Chapter VII. Audit Committee

§ 33. The internal control body of the Association is the Audit Committee, consisting of 2 to 3 (from two to three) persons, who elect from among themselves the chairman and secretary. The Audit Committee is independent of the Board. Its members:

  1. they cannot be members of the Association’s Management Board,
  2. they cannot be convicted of an intentional crime by a final judgment.

§ 33. The Audit Committee shall conduct an audit of the entirety of the Association’s activities at least once a year.

§ 36. The Audit Committee shall have the right to submit motions resulting from the audit to the Management Board and to request explanations.
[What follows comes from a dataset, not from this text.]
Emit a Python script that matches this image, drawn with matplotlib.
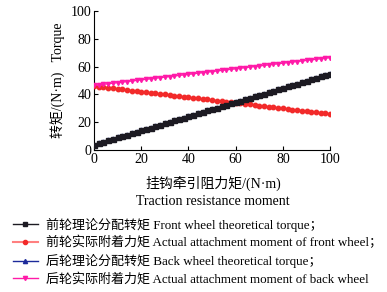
import matplotlib
import matplotlib.pyplot as plt
from matplotlib.lines import Line2D

matplotlib.use("Agg")

plt.rcParams["font.family"] = ["Liberation Serif", "Noto Sans CJK SC"]

# traction resistance moment, N·m (one marker every 2 units)
x_moment = list(range(0, 101, 2))

front_theory = [4.0, 5.0, 6.0, 7.1, 8.1, 9.1, 10.1, 11.1, 12.2, 13.2, 14.2, 15.2, 16.2,
                17.3, 18.3, 19.3, 20.3, 21.3, 22.4, 23.4, 24.4, 25.4, 26.4, 27.5, 28.5,
                29.5, 30.5, 31.5, 32.6, 33.6, 34.6, 35.6, 36.6, 37.7, 38.7, 39.7, 40.7,
                41.7, 42.8, 43.8, 44.8, 45.8, 46.8, 47.9, 48.9, 49.9, 50.9, 51.9, 53.0,
                54.0, 55.0]
front_actual = [46.0, 45.6, 45.2, 44.8, 44.4, 44.0, 43.6, 43.2, 42.8, 42.4, 42.0, 41.6,
                41.2, 40.8, 40.4, 40.0, 39.6, 39.2, 38.8, 38.4, 38.0, 37.6, 37.2, 36.8,
                36.4, 36.0, 35.6, 35.2, 34.8, 34.4, 34.0, 33.6, 33.2, 32.8, 32.4, 32.0,
                31.6, 31.2, 30.8, 30.4, 30.0, 29.6, 29.2, 28.8, 28.4, 28.0, 27.6, 27.2,
                26.8, 26.4, 26.0]
back_theory = [4.0, 5.0, 6.0, 7.1, 8.1, 9.1, 10.1, 11.1, 12.2, 13.2, 14.2, 15.2, 16.2,
               17.3, 18.3, 19.3, 20.3, 21.3, 22.4, 23.4, 24.4, 25.4, 26.4, 27.5, 28.5,
               29.5, 30.5, 31.5, 32.6, 33.6, 34.6, 35.6, 36.6, 37.7, 38.7, 39.7, 40.7,
               41.7, 42.8, 43.8, 44.8, 45.8, 46.8, 47.9, 48.9, 49.9, 50.9, 51.9, 53.0,
               54.0, 55.0]
back_actual = [46.5, 46.9, 47.3, 47.7, 48.1, 48.5, 48.9, 49.3, 49.7, 50.1, 50.5, 50.9,
               51.3, 51.7, 52.1, 52.5, 52.9, 53.3, 53.7, 54.1, 54.5, 54.9, 55.3, 55.7,
               56.1, 56.5, 56.9, 57.3, 57.7, 58.1, 58.5, 58.9, 59.3, 59.7, 60.1, 60.5,
               60.9, 61.3, 61.7, 62.1, 62.5, 62.9, 63.3, 63.7, 64.1, 64.5, 64.9, 65.3,
               65.7, 66.1, 66.5]

labels = [
    "前轮理论分配转矩 Front wheel theoretical torque；",
    "前轮实际附着力矩 Actual attachment moment of front wheel；",
    "后轮理论分配转矩 Back wheel theoretical torque；",
    "后轮实际附着力矩 Actual attachment moment of back wheel",
]
c_black, c_red, c_blue, c_mag = "#1c1a22", "#f22a2a", "#1c2a9a", "#ff1aa8"

fig = plt.figure(figsize=(3.87, 2.92), dpi=100)
ax = fig.add_axes([0.243, 0.486, 0.61, 0.476])

ax.plot(x_moment, back_theory, color=c_blue, marker="^", ms=3.5, lw=1, zorder=2)
ax.plot(x_moment, front_actual, color=c_red, marker="o", ms=3.2, lw=1, zorder=3)
ax.plot(x_moment, back_actual, color=c_mag, marker="v", ms=3.0, lw=0.9, zorder=3)
ax.plot(x_moment, front_theory, color=c_black, marker="s", ms=3.6, lw=1, zorder=4)

ax.set_xlim(0, 100)
ax.set_ylim(0, 100)
ax.set_xticks(range(0, 101, 20))
ax.set_yticks(range(0, 101, 20))
ax.spines["top"].set_visible(False)
ax.spines["right"].set_visible(False)
ax.tick_params(direction="in", length=3, width=0.8, labelsize=10, pad=2)

ax.set_ylabel("转矩/(N·m)   Torque", fontsize=10, labelpad=4)
fig.text(0.55, 0.373, "挂钩牵引阻力矩/(N·m)", ha="center", va="center", fontsize=10)
fig.text(0.55, 0.31, "Traction resistance moment", ha="center", va="center", fontsize=10)

handles = [
    Line2D([], [], color=c_black, marker="s", ms=3, lw=1),
    Line2D([], [], color="#ff8080", marker="o", markerfacecolor=c_red,
           markeredgecolor=c_red, ms=3, lw=1.5),
    Line2D([], [], color=c_blue, marker="^", ms=3, lw=1),
    Line2D([], [], color=c_mag, marker="v", ms=3, lw=1),
]
fig.legend(handles, labels, loc="upper left", bbox_to_anchor=(0.02, 0.273),
           frameon=False, fontsize=9.4, handlelength=1.9, handletextpad=0.6,
           labelspacing=0.36, borderaxespad=0)

fig.savefig("out.png", dpi=100)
§ 37. The Audit Committee’s duties also include:

  1. submitting reports to the General Meeting and submitting a motion to grant a discharge to the outgoing Management Board;
  2. conducting periodic audits of the payment of membership fees;
  3. monitoring the financial management and accounting of the Association;
  4. monitoring the compliance of the Management Board’s activities with the statute, generally applicable provisions and resolutions of the General Meeting;
  5. submitting to the General Meeting an assessment of the purposefulness and reliability of the Association’s financial and economic activities;
  6. submitting a motion to convene a General Meeting and a meeting of the Management Board or convening it in accordance with the statute;
  7. requesting written or oral explanations from the Management Board and ordinary members of the Association in matters related to the functioning of the Association;
  8. receiving and examining inquiries from members of the Association regarding its functioning, within the scope of the competence of the Audit Committee,
  9. submitting motions to the General Meeting to dismiss members of the Management Board or the Management Board in the event of significant irregularities in the activities of the Management Board.

§ 38. The Chairman of the Audit Committee or another member of the Audit Committee elected by the Chairman has the right to participate in the meetings of the board with an advisory vote.

§ 39. The Audit Committee shall hold meetings as needed, but no less than twice a year.

Chapter VIII. Property and funds

§ 40. Funds for the Association’s activities come from:

  1. membership fees,
  2. subsidies,
  3. donations,
  4. public collections,
  5. inheritances, bequests,
  6. income from the Association’s assets.

§ 41. The amount of the membership fee is determined by the Meeting of Members at the request of the Management Board, taking into account the costs incurred by the Association.

Chapter IX. Dissolution of the Association

§ 42. The resolution on the dissolution of the Association is adopted by the Meeting of Members by a qualified majority (2/3) of two-thirds of votes, with the presence of at least half of those entitled to it. If at least half of the authorized persons are absent, a second date is set for the Members’ Meeting, at which a resolution is adopted regardless of the number of authorized persons present.

§ 43. When adopting a resolution to dissolve the Association, the Meeting of Members appoints a liquidator and determines the allocation of the remaining assets of the Association.

Chapter X. Changes to the Regulations

§ 44. A resolution on amending the Regulations of the Association is adopted by the Meeting of Members by a qualified majority (2/3) of two-thirds of votes, with the presence of at least half of those entitled to it. If at least half of the authorized persons are absent, a second date is set for the Members’ Meeting, at which a resolution is adopted regardless of the number of authorized persons present.

Chapter XI. Final provisions

§ 45. In matters not regulated in these Regulations, the provisions of the Law on Associations shall apply.